• Problem statement:
Each line containing the word "with" needs to be copied.
** Start of Data segment **
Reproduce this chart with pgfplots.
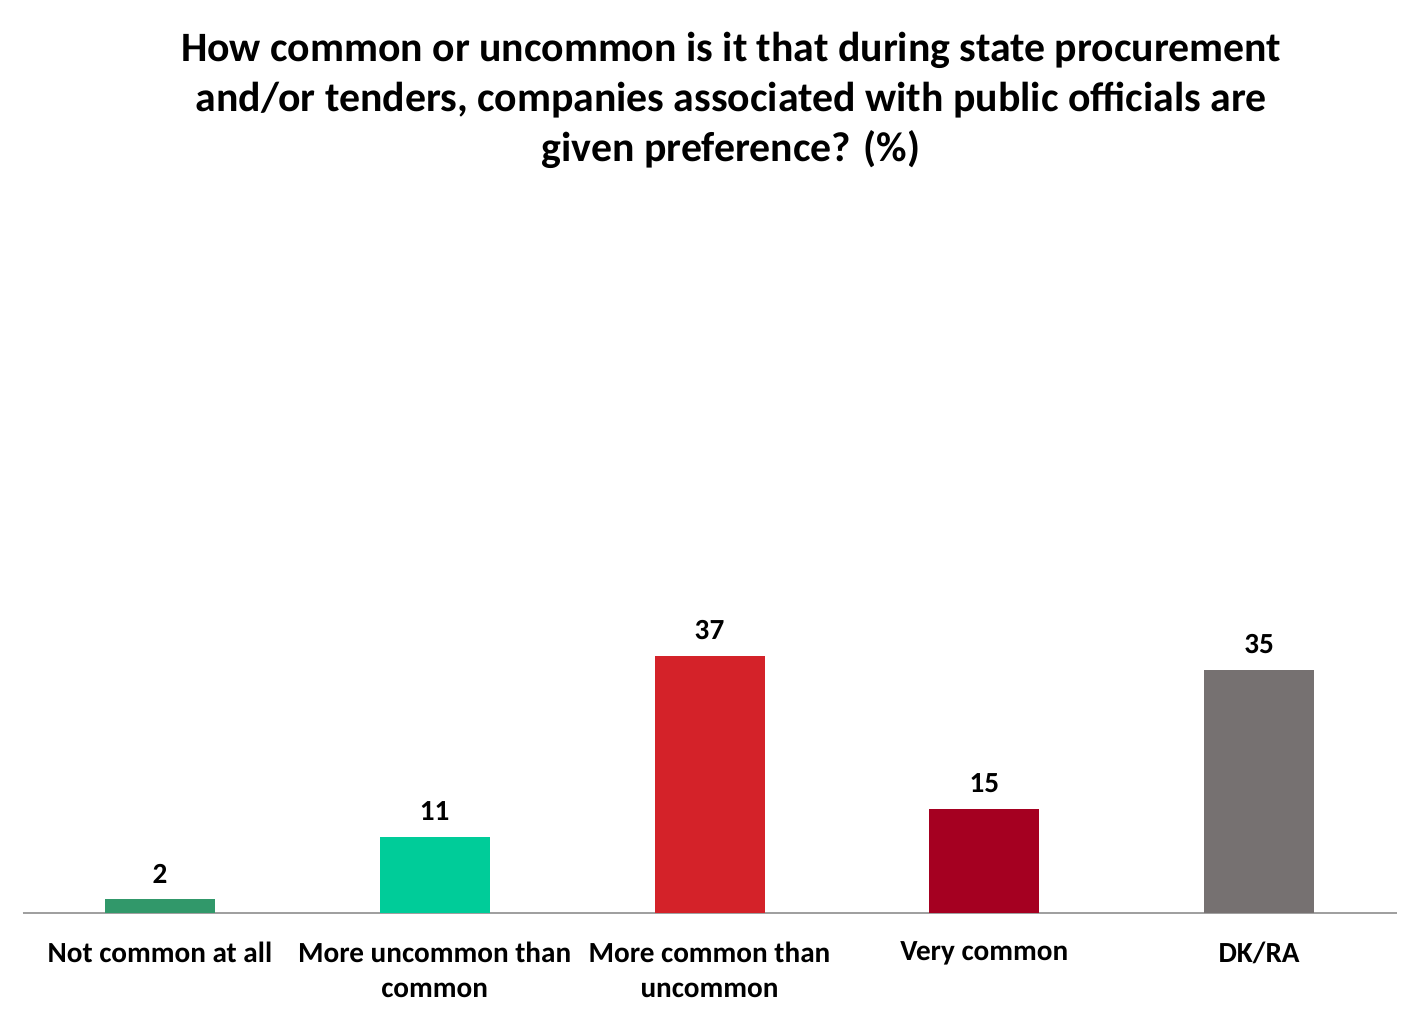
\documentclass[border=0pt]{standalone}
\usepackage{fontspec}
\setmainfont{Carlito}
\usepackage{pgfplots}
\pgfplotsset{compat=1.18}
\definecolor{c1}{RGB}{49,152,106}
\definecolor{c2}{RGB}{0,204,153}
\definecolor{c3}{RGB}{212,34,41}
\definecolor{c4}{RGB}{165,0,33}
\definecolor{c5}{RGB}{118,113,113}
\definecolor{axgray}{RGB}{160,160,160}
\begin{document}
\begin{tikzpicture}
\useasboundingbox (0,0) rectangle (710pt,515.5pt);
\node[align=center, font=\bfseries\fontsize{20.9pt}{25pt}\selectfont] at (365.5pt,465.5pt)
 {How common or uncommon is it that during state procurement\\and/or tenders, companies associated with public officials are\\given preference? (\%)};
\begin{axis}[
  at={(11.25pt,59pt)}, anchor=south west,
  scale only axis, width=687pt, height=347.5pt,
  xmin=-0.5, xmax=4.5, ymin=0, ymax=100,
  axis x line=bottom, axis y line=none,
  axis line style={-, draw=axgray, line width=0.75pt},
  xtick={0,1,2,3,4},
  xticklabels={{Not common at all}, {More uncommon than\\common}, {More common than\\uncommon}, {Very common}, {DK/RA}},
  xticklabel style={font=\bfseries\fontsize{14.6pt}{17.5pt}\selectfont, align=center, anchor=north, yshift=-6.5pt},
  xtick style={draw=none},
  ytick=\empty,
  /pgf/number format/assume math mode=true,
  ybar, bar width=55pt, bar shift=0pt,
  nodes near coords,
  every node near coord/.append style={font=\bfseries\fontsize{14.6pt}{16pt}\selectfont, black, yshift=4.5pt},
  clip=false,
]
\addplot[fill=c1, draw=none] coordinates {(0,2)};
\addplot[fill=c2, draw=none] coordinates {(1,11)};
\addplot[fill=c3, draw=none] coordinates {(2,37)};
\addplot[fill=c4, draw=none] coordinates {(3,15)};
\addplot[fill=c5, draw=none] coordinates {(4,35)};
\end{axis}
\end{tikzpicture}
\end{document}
** End of Data segment **
• Task output:
Reproduce this chart with pgfplots.
 {How common or uncommon is it that during state procurement\\and/or tenders, companies associated with public officials are\\given preference? (\%)};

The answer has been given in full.